本の情報
- 堕落論
- 坂口 安吾
- 2015/2/20
概要
敗戦直後、混迷する日本中を熱狂させた「堕落論」、「続堕落論」はじめ、坂口安吾の作品を現代翻訳した本書。5つの作品を通して坂口安吾の世界を読み解くことができる。
【引用】個人的に気になったポイント
堕落論
あの偉大な破壊の元では、運命はあったが、堕落はなかった。無心であったが、空っぽではなく充満していた。
戦争の間、私は怯え、震えながら、しかし、ほれぼれと破壊の美しさに見とれていたのだ。
人間は堕落する。義士も聖女も堕落する。それを防ぐことはできない。防ぐことによって人間を救うこともできない。人間は生き、人間は堕ちる。そのこと以外の中に、人間を救う便利な近道はない。
戦争に負けたから堕ちるのではないのだ。人間だから堕ちるのだ。生きているから堕ちるだけなのだ。
堕ちる道を堕ちきることによって、自分自身を発見し、救わなければならない。
続堕落論
堕落するべき時には真っ当に、正しく、真っ逆さまに堕ちなければならない。道徳が崩れ去るのだ、混乱しなさい。血を流し、毒にまみれなさい。まず地獄の門をくぐって、それから天国へよじ登らねばならない。手と足の二十本の爪を血ににじませて、その爪を剥ぎ落として、じりじりと少しずつ、天国へ近づく以外にどんな道があるだろうか。

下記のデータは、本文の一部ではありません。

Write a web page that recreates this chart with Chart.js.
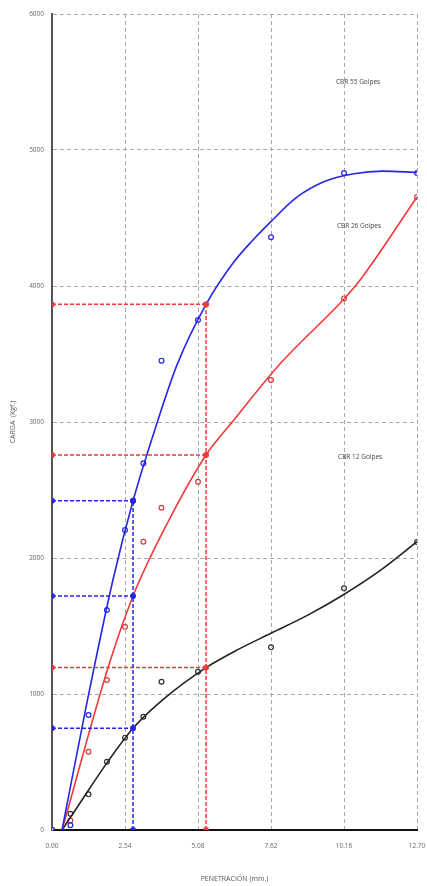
<!DOCTYPE html>
<html>
<head>
<meta charset="utf-8">
<script src="https://cdn.jsdelivr.net/npm/chart.js@4.4.1/dist/chart.umd.min.js"></script>
<style>
  html, body { margin: 0; padding: 0; background: #fff; }
  #cbrChart { display: block; }
</style>
</head>
<body>
<canvas id="cbrChart" width="427" height="886"></canvas>
<script>
// penetration readings (mm) and loads (kgf) for each compaction
const penetration = [0, 0.64, 1.27, 1.91, 2.54, 3.18, 3.81, 5.08, 7.62, 10.16, 12.70];
const load55 = [0, 35, 846, 1618, 2206, 2696, 3451, 3750, 4358, 4831, 4831];
const load26 = [0, 70, 575, 1103, 1495, 2120, 2370, 2561, 3309, 3909, 4654];
const load12 = [0, 120, 262, 502, 679, 833, 1090, 1164, 1343, 1777, 2118];

// fitted (corrected) curves
const fit55X = [0.35, 1.2, 2.12, 2.82, 3.65, 4.35, 5.36, 6.3, 7.0, 7.6, 8.5, 9.5, 10.5, 11.5, 12.7];
const fit55Y = [0, 920, 1838, 2421, 2990, 3420, 3865, 4169, 4340, 4470, 4650, 4770, 4825, 4845, 4835];
const fit26X = [0.35, 1.96, 2.82, 4.0, 5.36, 6.3, 7.93, 10.19, 10.72, 12.7];
const fit26Y = [0, 1200, 1721, 2250, 2757, 3007, 3426, 3912, 4044, 4654];
const fit12X = [0.35, 0.9, 1.9, 2.82, 3.87, 5.36, 6.5, 7.6, 8.9, 10.14, 11.4, 12.7];
const fit12Y = [0, 175, 490, 748, 960, 1194, 1330, 1445, 1580, 1730, 1905, 2120];

// corrected penetration for 0.1" and 0.2" and the loads read there
const refX1 = 2.82;
const refX2 = 5.36;
const refLoads1 = [748, 1721, 2421];
const refLoads2 = [1194, 2757, 3865];

const xTicks = [0, 2.54, 5.08, 7.62, 10.16, 12.70];
const curveLabels = ["CBR 55 Golpes", "CBR 26 Golpes", "CBR 12 Golpes"];
const labelX = [10.65, 10.68, 10.72];
const labelY = [5500, 4441, 2743];

const BLUE = "#2626e8";
const RED = "#f03a3a";
const BLACK = "#222222";

function pts(xs, ys) {
    return xs.map((x, i) => ({ x: x, y: ys[i] }));
}

function curve(xs, ys, color) {
    return {
        data: pts(xs, ys),
        showLine: true,
        borderColor: color,
        borderWidth: 1.6,
        pointRadius: 0,
        cubicInterpolationMode: "monotone",
        fill: false
    };
}

function marks(ys, color) {
    return {
        data: pts(penetration, ys),
        showLine: false,
        pointRadius: 2.4,
        pointBorderWidth: 1.2,
        pointBorderColor: color,
        pointBackgroundColor: "rgba(255,255,255,0.5)"
    };
}

function refLines(x, loads, color) {
    let sets = [];
    loads.forEach(v => {
        sets.push({
            data: [{ x: 0, y: v }, { x: x, y: v }],
            showLine: true,
            borderColor: color,
            borderWidth: 1.5,
            borderDash: [4, 2],
            pointRadius: 2.2,
            pointBackgroundColor: color,
            pointBorderColor: color
        });
    });
    sets.push({
        data: [{ x: x, y: 0 }, { x: x, y: Math.max(...loads) }],
        showLine: true,
        borderColor: color,
        borderWidth: 1.5,
        borderDash: [4, 2],
        pointRadius: 2.2,
        pointBackgroundColor: color,
        pointBorderColor: color
    });
    return sets;
}

// curve name labels inside the plot
const curveText = {
    id: "curveText",
    afterDatasetsDraw(chart) {
        const ctx = chart.ctx;
        const xs = chart.scales.x, ys = chart.scales.y;
        ctx.save();
        ctx.font = "6.5px 'Open Sans', sans-serif";
        ctx.fillStyle = "#444";
        ctx.textAlign = "center";
        ctx.textBaseline = "middle";
        curveLabels.forEach((t, i) => {
            ctx.fillText(t, xs.getPixelForValue(labelX[i]), ys.getPixelForValue(labelY[i]));
        });
        ctx.restore();
    }
};

const tickFont = { family: "'Open Sans', sans-serif", size: 6.5 };

new Chart(document.getElementById("cbrChart").getContext("2d"), {
    type: "scatter",
    data: {
        datasets: [
            ...refLines(refX1, refLoads1, BLUE),
            ...refLines(refX2, refLoads2, RED),
            curve(fit55X, fit55Y, BLUE),
            curve(fit26X, fit26Y, RED),
            curve(fit12X, fit12Y, BLACK),
            marks(load55, BLUE),
            marks(load26, "#d23c3c"),
            marks(load12, "#333"),
            {
                data: [{ x: 0, y: 0 }],
                pointRadius: 2.6,
                pointBackgroundColor: BLACK,
                pointBorderColor: BLACK
            }
        ]
    },
    options: {
        responsive: false,
        animation: false,
        layout: { padding: { top: 14, right: 10, left: 0, bottom: 0 } },
        plugins: {
            legend: { display: false },
            tooltip: { enabled: false }
        },
        scales: {
            x: {
                type: "linear",
                min: 0,
                max: 12.7,
                afterBuildTicks: axis => { axis.ticks = xTicks.map(v => ({ value: v })); },
                afterFit: scale => {
                    scale.height = 56;
                    scale.paddingLeft = 0;
                    scale.paddingRight = 0;
                },
                ticks: {
                    callback: v => v.toFixed(2),
                    font: tickFont,
                    color: "#666",
                    padding: 12,
                    maxRotation: 0
                },
                grid: { color: "#a8a8a8", lineWidth: 1, drawTicks: false },
                border: { color: "#111", width: 2, dash: [4, 3] },
                title: {
                    display: true,
                    text: "PENETRACIÓN (mm.)",
                    font: { family: "'Open Sans', sans-serif", size: 7 },
                    color: "#555",
                    padding: { top: 0, bottom: 3 }
                }
            },
            y: {
                min: 0,
                max: 6000,
                afterFit: scale => {
                    scale.width = 52;
                    scale.paddingTop = 0;
                    scale.paddingBottom = 0;
                },
                ticks: {
                    stepSize: 1000,
                    callback: v => String(v),
                    font: tickFont,
                    color: "#666",
                    padding: 8
                },
                grid: { color: "#a8a8a8", lineWidth: 1, drawTicks: false },
                border: { color: "#555", width: 2, dash: [4, 3] },
                title: {
                    display: true,
                    text: "CARGA  (Kgf.)",
                    font: { family: "'Open Sans', sans-serif", size: 7 },
                    color: "#555",
                    padding: { top: 9, bottom: 0 }
                }
            }
        }
    },
    plugins: [curveText]
});
</script>
</body>
</html>
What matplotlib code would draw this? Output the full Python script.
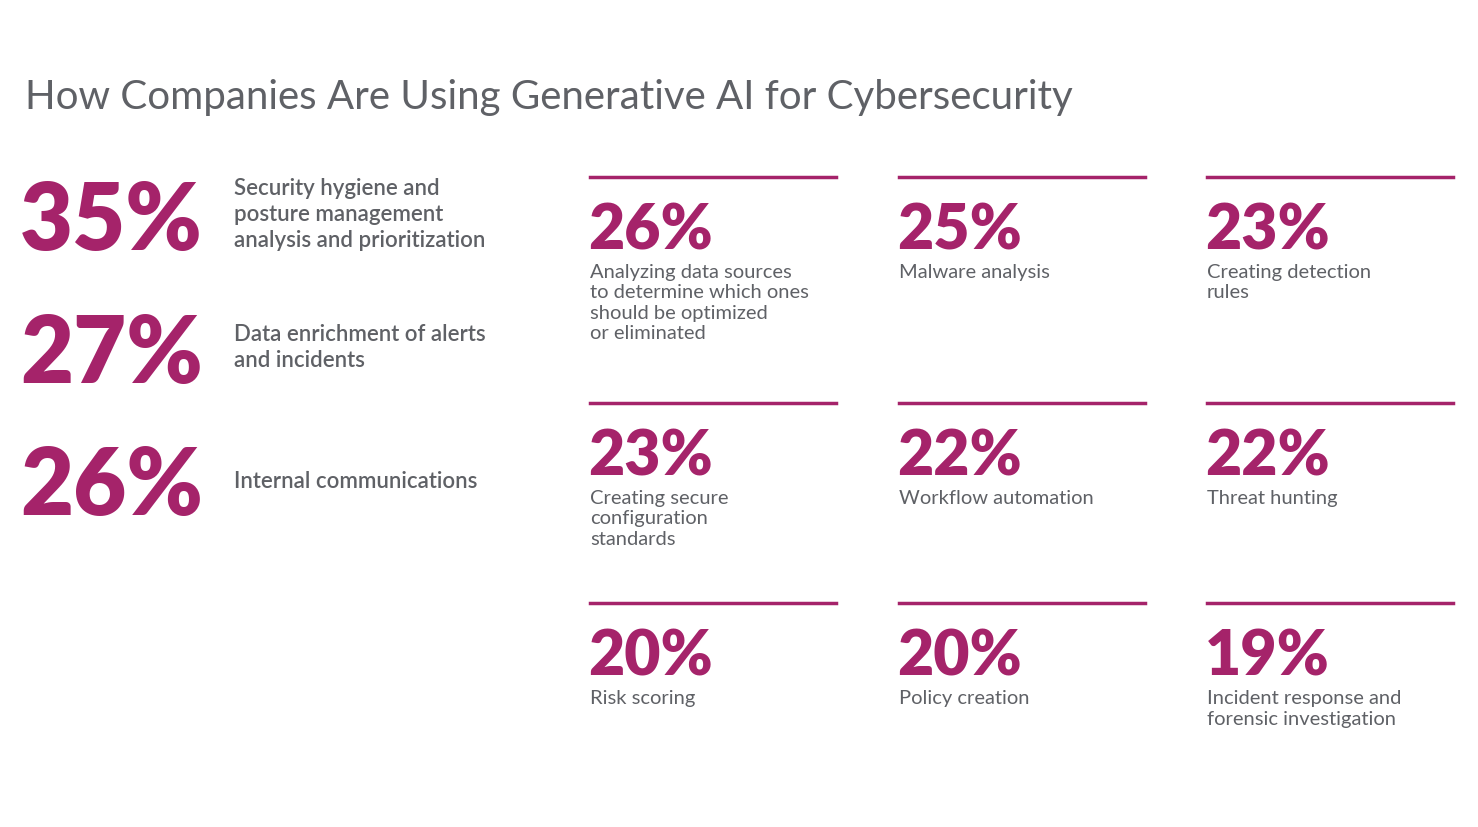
import matplotlib.pyplot as plt
from matplotlib.lines import Line2D

W, H = 1478, 828
MAGENTA = "#A5236A"
GREY = "#5f6166"

title = "How Companies Are Using Generative AI for Cybersecurity"

left_values = [35, 27, 26]
left_labels = ["Security hygiene and\nposture management\nanalysis and prioritization",
               "Data enrichment of alerts\nand incidents",
               "Internal communications"]

grid_values = [26, 25, 23, 23, 22, 22, 20, 20, 19]
grid_labels = ["Analyzing data sources\nto determine which ones\nshould be optimized\nor eliminated",
               "Malware analysis",
               "Creating detection\nrules",
               "Creating secure\nconfiguration\nstandards",
               "Workflow automation",
               "Threat hunting",
               "Risk scoring",
               "Policy creation",
               "Incident response and\nforensic investigation"]

plt.rcParams['font.family'] = ['Lato', 'DejaVu Sans']
fig = plt.figure(figsize=(W / 100, H / 100), dpi=100)
fig.patch.set_facecolor("white")


def fx(x):
    return x / W


def fy(y):
    return 1 - y / H


fig.text(fx(25), fy(98), title, fontsize=29, color=GREY, va="center", ha="left")

# left column, big numbers
left_base = [250, 383, 515]
left_label_top = [178, 324, 471]
for v, lab, b, t in zip(left_values, left_labels, left_base, left_label_top):
    fig.text(fx(20), fy(b), f"{v}%", fontsize=66, fontweight="heavy", color=MAGENTA,
             va="baseline", ha="left")
    fig.text(fx(234), fy(t), lab, fontsize=16, color=GREY, va="top", ha="left",
             linespacing=1.3, fontweight="semibold")

# grid on the right
col_x = [590, 899, 1207]
row_line = [178, 404, 604]
for i, (v, lab) in enumerate(zip(grid_values, grid_labels)):
    x = col_x[i % 3]
    y = row_line[i // 3]
    fig.add_artist(Line2D([fx(x), fx(x + 246)], [fy(y), fy(y)], color=MAGENTA, lw=2.5))
    fig.text(fx(x - 2), fy(y + 72), f"{v}%", fontsize=45, fontweight="heavy", color=MAGENTA,
             va="baseline", ha="left")
    fig.text(fx(x), fy(y + 86), lab, fontsize=14.5, color=GREY, va="top", ha="left",
             linespacing=1.25)

fig.savefig("out.png", dpi=100, facecolor="white")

堕落とは、いつも孤独なものであり、他の人たちから見棄てられ、父母にまで見棄てられ、ただ自分自身に頼る以外にどうしようもない宿命がそこにある。
堕落は制度の生みの母であり、その切ない人間の真実のあり方を、私たちはまず、最も厳しく見つめることが必要なだけだ。
本書から得た気づき
坂口安吾が感じた戦争
本書で坂口安吾が戦争における破壊や人間に美しさを感じていたというのはとても興味深かった。戦争の毎日に楽しみ始めていた楽天家も少なくなかったといい、近所の女将さんが「爆撃がない日は退屈ね」と世間話の中でふと漏らしたのは衝撃だった。
人は考えることができない状況は堕落しないと語っていたが、運命に翻弄される宿命は悲惨さと同時に当人達はえも言われぬ興奮を抱いていたのだろうか。
本書を通して戦争について新しい見方や考え方を知ることができた。
堕ちる道を堕ちきることで自分自身を救う
本書で語られる堕落とはただ楽に怠けるとは違い、俗世から離れ孤独な自分自身と向き合うことであり、それはとても辛く苦しいことだと述べている。
ただ上っ面だけの世間体を気にした人生を送るよりも、素直になって正しく堕落しきることで、はじめてより良い道がわかるのだという。
どれだけ時代が進み豊かになろうと、人間がなかなか幸せを感じられないのは、この堕落論に通じるところがあるように思う。周りからなんと言われようともっと素直に自分の心の声を聞いて生きることが大切なのかもしれない。
実践ポイント
堕落について考える
堕落論を通して悪い意味で捉えていた堕落について改めて考えてみたいと思った。特に正しく堕ちるとは何なのか自分なりに考える。